Mix together and put in a greased 8-in. pan.

  • 1 c. Jiffy mix (made in Michigan)
  • 1/3 c. milk

Combine and spread over rhubarb mixture.

  • 2 Tbsp. brown sugar

Sprinkle sugar on top.

Bake at 350 for 40 minutes.

Blueberry Salad

Lori

I grew up in Manchester, Michigan. My neighbor, Mary Margaret, was (and still is) one of the sweetest ladies I have known. My sister, brother, and I loved walking to her house in the summer and picking bouquets of wildflowers along the way. Mary Margaret gave my mom the recipe for this delicious jello salad.
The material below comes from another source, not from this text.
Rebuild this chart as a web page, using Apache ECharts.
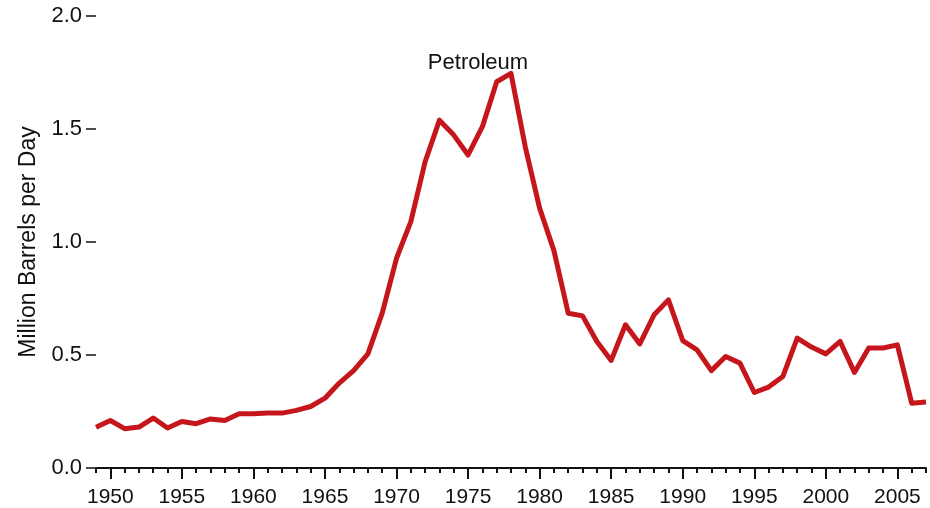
<!DOCTYPE html>
<html>
<head>
<meta charset="utf-8">
<script src="https://cdn.jsdelivr.net/npm/echarts@6/dist/echarts.min.js"></script>
<style>
  html, body { margin: 0; padding: 0; background: #fff; }
  #chart { width: 930px; height: 508px; }
</style>
</head>
<body>
<div id="chart"></div>
<script>
const years = []
for (let y = 1949; y <= 2007; y++) years.push(String(y))

const petroleum = [
  0.18, 0.21, 0.174, 0.181, 0.221, 0.177, 0.206, 0.196, 0.217, 0.21,
  0.24, 0.24, 0.243, 0.243, 0.255, 0.272, 0.309, 0.376, 0.431, 0.505,
  0.685, 0.928, 1.09, 1.355, 1.539, 1.473, 1.385, 1.51, 1.709, 1.746,
  1.42, 1.15, 0.962, 0.685, 0.673, 0.56, 0.476, 0.634, 0.549, 0.678,
  0.744, 0.564, 0.523, 0.431, 0.493, 0.464, 0.334, 0.358, 0.405, 0.575,
  0.535, 0.505, 0.56, 0.423, 0.531, 0.531, 0.545, 0.287, 0.292
]

const yTicks = [0, 0.5, 1.0, 1.5, 2.0]

const font = 'Liberation Sans, Arial, sans-serif'
const chart = echarts.init(document.getElementById('chart'))

chart.setOption({
  animation: false,
  title: {
    text: 'Petroleum',
    left: 473,
    top: 47,
    textAlign: 'center',
    textStyle: { fontFamily: font, fontSize: 22, fontWeight: 'normal', color: '#111' }
  },
  grid: { left: 96, right: 4, top: 16, bottom: 40, containLabel: false },
  xAxis: [
    {
      type: 'category',
      data: years,
      boundaryGap: false,
      axisLine: { lineStyle: { color: '#111', width: 2 } },
      axisTick: { interval: 0, length: 5, lineStyle: { color: '#111', width: 2 } },
      axisLabel: { show: false }
    },
    {
      type: 'category',
      data: years,
      boundaryGap: false,
      position: 'bottom',
      axisLine: { show: false },
      axisTick: {
        interval: (i, v) => Number(v) % 5 === 0,
        length: 11,
        lineStyle: { color: '#111', width: 2 }
      },
      axisLabel: {
        interval: (i, v) => Number(v) % 5 === 0,
        margin: 19,
        fontFamily: font,
        fontSize: 21,
        color: '#111'
      }
    }
  ],
  yAxis: {
    type: 'value',
    min: yTicks[0],
    max: yTicks[yTicks.length - 1],
    interval: 0.5,
    name: 'Million Barrels per Day',
    nameLocation: 'middle',
    nameGap: 56,
    nameTextStyle: { fontFamily: font, fontSize: 23, color: '#111' },
    splitLine: { show: false },
    axisLine: { show: false },
    axisTick: { show: true, length: 10, lineStyle: { color: '#111', width: 1.5 } },
    axisLabel: {
      margin: 14,
      fontFamily: font,
      fontSize: 22,
      color: '#111',
      formatter: v => v.toFixed(1)
    }
  },
  series: [
    {
      name: 'Petroleum',
      type: 'line',
      xAxisIndex: 0,
      data: petroleum,
      symbol: 'none',
      lineStyle: { color: '#c5161c', width: 5, join: 'round' }
    }
  ]
})
</script>
</body>
</html>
Whenever I make this, I think of her.

What you need:

  • 3 small pkgs. raspberry jello
  • 3 c. hot water
  • 2 cans blueberries with juice
  • 1/2 pkg. soft cream cheese
  • 1 c. powdered sugar
  • 1/2 container whipped topping

Directions:

  • In a 9X13 pan, combine jello, hot water, and blueberries. Let cool.
  • In a med. bowl, beat together cream cheese, powdered sugar, and cool whip. Spread over top of jello mixture. Refrigerate until serving.

Blueberry Custard Pie

Lori

I made this pie last summer with blueberries my husband and I picked at Locke's Fruitful Acres in Decatur. The pie is delicious and I can't wait until we pick blueberries this summer so I can make it again. What you need:

  • 1 quart fresh blueberries (washed, drained & divided)
  • 1 c. water (divided)
  • 1/2 c. sugar
  • 2 Tbsp. cornstarch
  • 1 tsp. lemon juice
  • 1 (3.4 oz.) pkg. instant vanilla pudding
  • 1 c. heavy cream
  • 1/2 c. milk
  • 1 tsp. vanilla extract
  • 1 (10 in. diameter) baked pie crust

Directions:

  • In a small saucepan over medium-high heat, simmer 1 cup of the buleberries with 2/3 cup water for about 3 minutes.
  • In a small bowl, whisk together sugar, cornstarch, and remaining 1/3 cup water; add to simmering fruit mixture.
  • Bring to a boil and boil 2 minutes, stirring constantly. Remove from heat.
  • Add lemon juice. Cool fruit filling in pan.
  • In a medium chilled bowl with electric mixer, whip dry pudding mix with whipping cream, milk, and vanilla, until blended and thick, about 30 seconds.
  • Spread custard evenly over cooled pie crust in pie pan.
  • Place remaining 3 cups uncooked blueberries on top of custard.
  • Pour cooled fruit filling over fresh berries.
  • Refrigerate, covered loosely with plastic wrap, until firm. Serve cold.

This recipe was found in Deanna House's column in the Kalamazoo Gazette last summer.

Root Beer Cake

Lori

My family is obsessed with root beer. My husband is in the process of brewing up some homemade root beer for our son's birthday. This got me thinking, what other root beer things can I make for his birthday? I searched the internet and found several ideas for making a root beer cake. I used a combination of things from the different recipes and this is what I came up with. My family thinks the cake is delicious and we are definitely making it for the party. What you need:

  • 1 pkg. butter cake mix
  • 2 eggs
  • 1/4 c. oil
  • 1 can (12 oz.) root beer

Directions:

  • Preheat oven to 350. Grease a 9X13 pan.
  • Combine all ingredients in a large mixing bowl. Beat on medium speed for 4 minutes. Pour into pan.
  • Bake for 33-35 minutes or until toothpick inserted comes out clean. Allow cake to cool.

Frosting ideas:

  • Combine 1 box of instant whipped topping mix with 1/2 cup root beer. Beat on high speed for 3 minutes or until peaks form. This tastes like a root beer float - yum!
  • Combine 1 box of white frosting mix with 2 Tbsp. root beer.
  • Combine 2 Tbsp. of root beer with powdered sugar to make an icing.